Subsequent chapters are too brilliant and exciting to summarize. “Reading,” “Sounds,” “Solitude,” and “Visitors” are filled with details, insights, and truths so compelling they demand that they be read over and over, out loud, and followed by silence and introspection. “How many a man has dated a new era in his life from the reading of a book!” (p. 81) “Commerce is unexpectedly confident and serene, alert, adventurous, and unwearied. It is very natural in its methods withal, far more so than many fantastic enterprises and sentimental experiments, and hence its singular success.” (p. 93) “I have a great deal of company in my house; especially in the morning, when nobody calls.” (p. 107)
There follow several chapters describing wildlife at Walden Pond and surrounding areas in different seasons, confirming Thoreau’s talent as a naturalist. However, one chapter, titled “Higher Laws,” breaks from Thoreau’s somewhat detached and playful descriptions of nature and human peccadillos to express his deep emotional connection with wild things. While walking home through the woods after a day spent fishing, he “caught a glimpse of a woodchuck stealing across my path, and felt a strange thrill of savage delight, and was strongly tempted to seize and devour him raw; not that I was hungry then, except for that wildness which he represented.” He goes on,
I found in myself, and still find, an instinct toward a higher, or, as it is named, spiritual life, as do most men, and another toward a primitive rank and savage one, and I reverence them both. I love the wild no less than the good. The wildness and adventure that are in fishing still recommended it to me. I like sometimes to take rank hold on life and spend my day more as the animals do. (p. 168)
He goes on to describe the virtues of hunting and fishing, but mostly as something to be outgrown both by individuals and societies, and then praises vegetarianism, “a more innocent and wholesome diet” than one including meat. “I have no doubt that it is a part of the destiny of the human race, in its gradual improvement, to leave off eating animals, as surely as the savage tribes have left off eating each other when they came in contact with the more civilized.” (p. 171).

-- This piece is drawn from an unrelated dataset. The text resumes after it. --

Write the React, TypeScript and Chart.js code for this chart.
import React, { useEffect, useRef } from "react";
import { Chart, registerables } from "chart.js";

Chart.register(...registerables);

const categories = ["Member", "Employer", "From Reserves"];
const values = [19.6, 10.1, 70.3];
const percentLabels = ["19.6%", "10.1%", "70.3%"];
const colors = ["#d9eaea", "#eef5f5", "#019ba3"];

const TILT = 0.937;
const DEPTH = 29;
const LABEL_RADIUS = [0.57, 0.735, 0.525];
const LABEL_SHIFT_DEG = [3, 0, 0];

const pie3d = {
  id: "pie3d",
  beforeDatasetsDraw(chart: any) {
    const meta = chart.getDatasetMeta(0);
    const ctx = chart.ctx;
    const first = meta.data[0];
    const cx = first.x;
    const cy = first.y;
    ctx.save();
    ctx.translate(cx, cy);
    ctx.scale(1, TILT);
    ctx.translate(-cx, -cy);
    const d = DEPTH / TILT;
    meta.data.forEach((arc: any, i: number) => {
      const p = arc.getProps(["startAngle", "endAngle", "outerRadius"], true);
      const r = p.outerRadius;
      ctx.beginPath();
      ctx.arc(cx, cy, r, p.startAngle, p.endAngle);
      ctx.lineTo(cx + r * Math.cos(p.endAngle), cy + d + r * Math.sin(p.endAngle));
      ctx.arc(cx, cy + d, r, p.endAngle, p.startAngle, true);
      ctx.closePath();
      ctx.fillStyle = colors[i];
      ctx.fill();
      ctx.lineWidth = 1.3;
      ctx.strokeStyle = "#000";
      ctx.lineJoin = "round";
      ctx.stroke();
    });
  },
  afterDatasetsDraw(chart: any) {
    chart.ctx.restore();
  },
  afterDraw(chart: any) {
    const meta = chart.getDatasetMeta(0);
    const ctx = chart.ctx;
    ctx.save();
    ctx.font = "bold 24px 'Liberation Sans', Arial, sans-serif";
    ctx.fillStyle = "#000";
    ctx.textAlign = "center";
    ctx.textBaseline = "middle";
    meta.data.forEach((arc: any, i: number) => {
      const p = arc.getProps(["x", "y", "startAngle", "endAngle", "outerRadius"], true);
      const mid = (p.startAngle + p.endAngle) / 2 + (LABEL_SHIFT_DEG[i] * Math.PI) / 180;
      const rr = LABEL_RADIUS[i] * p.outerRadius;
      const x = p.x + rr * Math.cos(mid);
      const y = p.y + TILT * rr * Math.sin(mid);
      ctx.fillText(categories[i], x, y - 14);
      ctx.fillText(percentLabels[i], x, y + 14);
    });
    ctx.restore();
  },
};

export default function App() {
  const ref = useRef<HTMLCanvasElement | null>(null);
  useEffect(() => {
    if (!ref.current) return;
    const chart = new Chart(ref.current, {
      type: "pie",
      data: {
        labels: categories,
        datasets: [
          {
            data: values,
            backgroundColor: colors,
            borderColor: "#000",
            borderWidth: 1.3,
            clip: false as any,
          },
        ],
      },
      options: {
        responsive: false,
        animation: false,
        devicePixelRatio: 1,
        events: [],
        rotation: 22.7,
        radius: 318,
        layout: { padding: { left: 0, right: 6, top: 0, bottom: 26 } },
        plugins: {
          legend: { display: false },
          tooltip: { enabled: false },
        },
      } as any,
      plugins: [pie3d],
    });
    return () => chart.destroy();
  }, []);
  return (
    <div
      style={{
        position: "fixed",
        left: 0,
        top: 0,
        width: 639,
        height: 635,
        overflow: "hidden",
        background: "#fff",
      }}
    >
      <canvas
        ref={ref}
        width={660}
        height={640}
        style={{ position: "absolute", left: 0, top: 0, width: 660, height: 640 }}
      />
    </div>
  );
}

Walden ends with a substantial “Conclusion.” Thoreau challenges the reader to explore “the continents and seas in the moral world” as well as, or instead of, the unexplored regions of the Earth. He explains his decision to leave Walden Pond: “I had not lived there a week before my feet wore a path from my door to the pond-side; and though it is five or six years since I trod it, it is still quite distinct. It is true, I fear, that others may have fallen into it, and so helped to keep it open.” (p. 262) The novelty of Walden had become another routine, a public convention, or rut. He could no longer see “the moonlight amid the mountains” from that path. However, while making that path,
I learned this, at least, by my experiment: that if one advances confidently in the direction of his dreams, and endeavors to live the life which he has imagined, he will meet with a success unexpected in common hours. He will put some things behind, will pass an invisible boundary; new, universal, and more liberal laws will begin to establish themselves around and within him; or the old laws be expanded, and interpreted in his favor in a more liberal sense, and he will live with the license of a higher order of beings. (p. 262)

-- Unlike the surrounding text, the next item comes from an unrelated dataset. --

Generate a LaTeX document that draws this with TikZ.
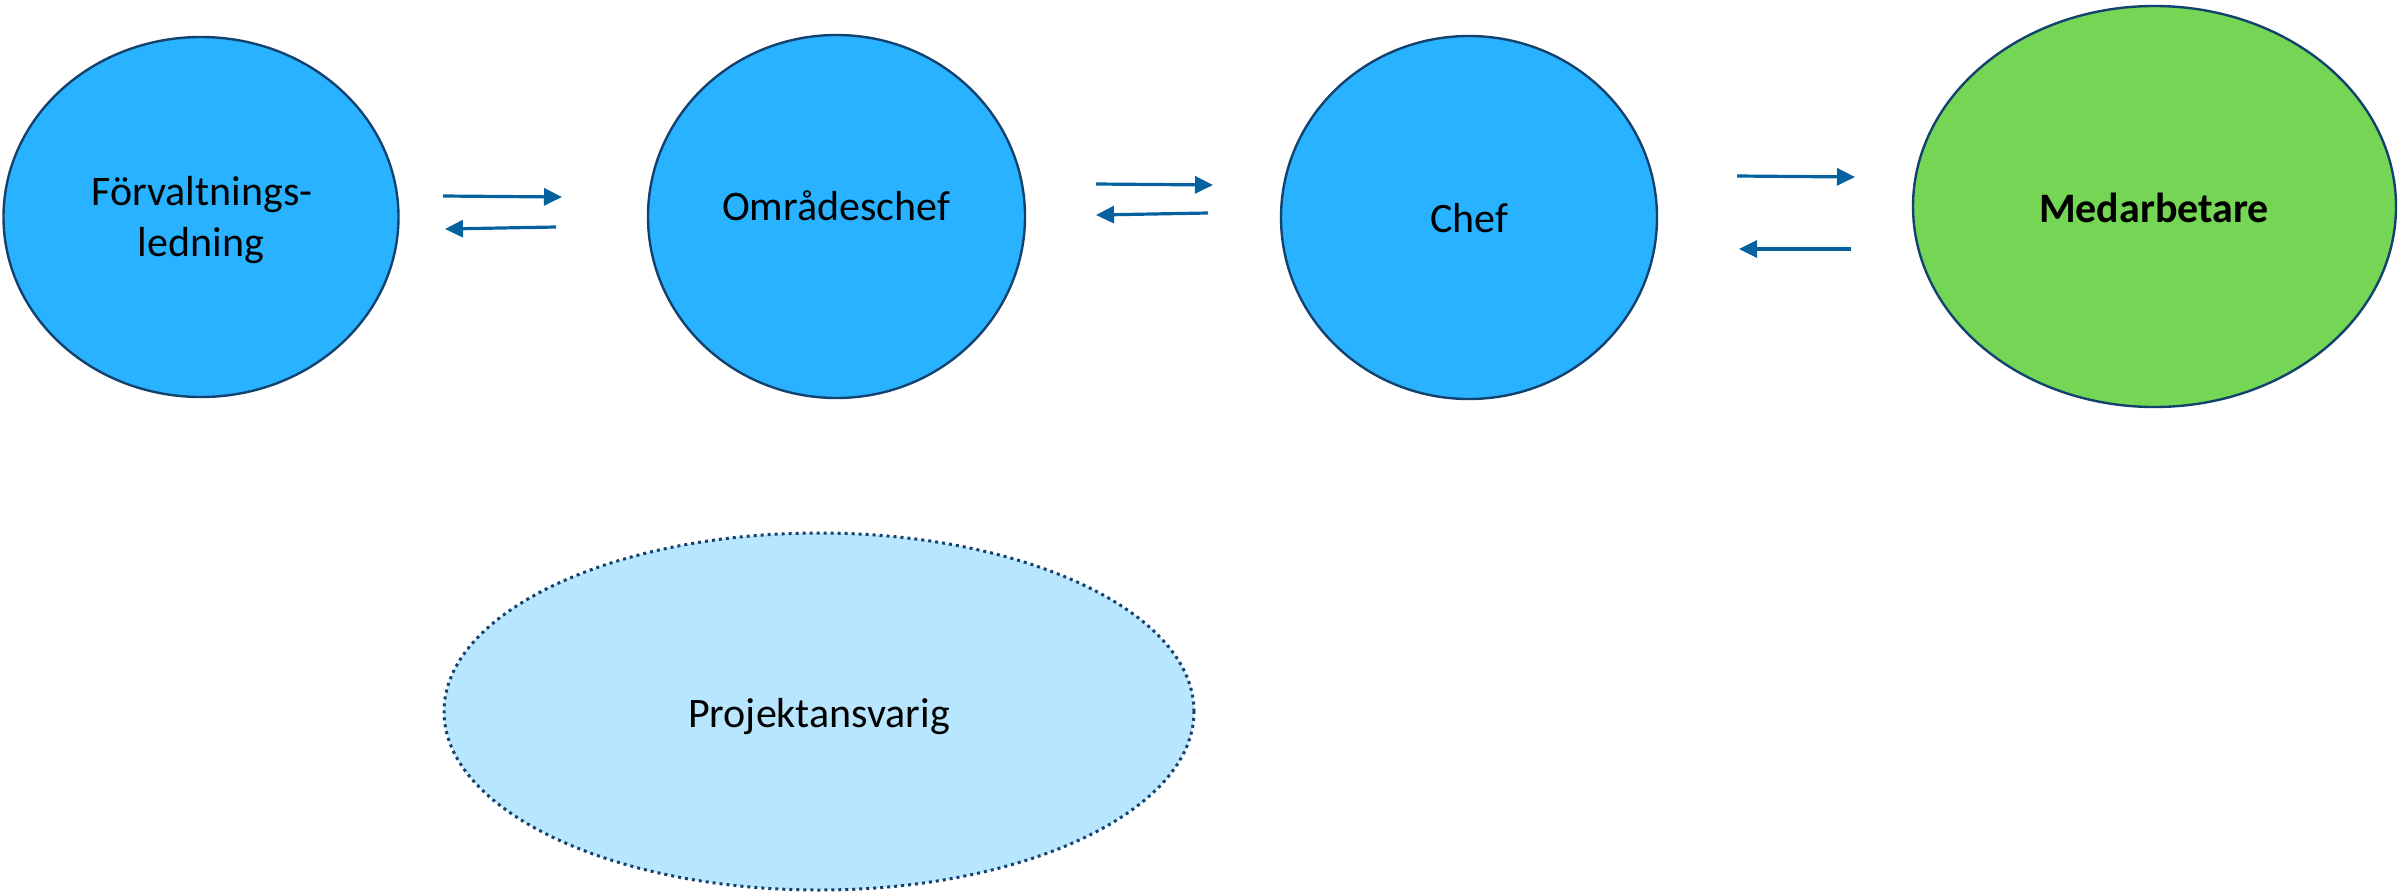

He preaches again against the mindless competition to acquire the most goods or highest status, writing, “if a man does not keep pace with his companions, perhaps it is because he hears a different drummer. Let him step to the music which he hears, however measured or far away.” (p. 263) He commends a life of poverty (“sell your clothes and keep your thoughts”) and humility (“humility like darkness reveals the heavenly lights”). “It is life near the bone where it is sweetest.” (p. 265) And “rather than love, than money, than fame, give me truth.” (p. 267)
Walden’s conclusion, like the chapter titled “Higher Laws,” struck me as being out of sync with the rest of the book. In that previous chapter, his description of blood lust, his comment that “I love the wild no less than the good,” and his almost hectoring the reader about the virtues of a vegetarian diet seem out of character. As Edward O. Wilson wrote in the foreword to this edition, “Thoreau was not a man who dissolved himself into nature” and “he was not biocentric, to use the modern term, but anthropocentric. His passion was humanity, and he sought what he could find in nature in order to bring it to humanity.”
Similarly, in the conclusion, the usually bright and clever observations now seem to be clichés strung together, the stuff of high school graduation speeches rather than the final thoughts of a great naturalist. Poverty, humility, and truth are all fine and good virtues, of course, and the stories and thought experiments presented earlier by the author do seem to point toward making these virtues life-goals. So perhaps the conclusion is simply connecting the dots. But much of Walden is devoted to explaining how our world is not as simple as it seems and how every individual, civilization, and epoch has its own complex ecology, just as Walden Pond has its water, plants, and seasons. Perhaps Thoreau felt a sermon was needed at the end of his brilliant and inspired book, since his readers were so lacking in all three virtues.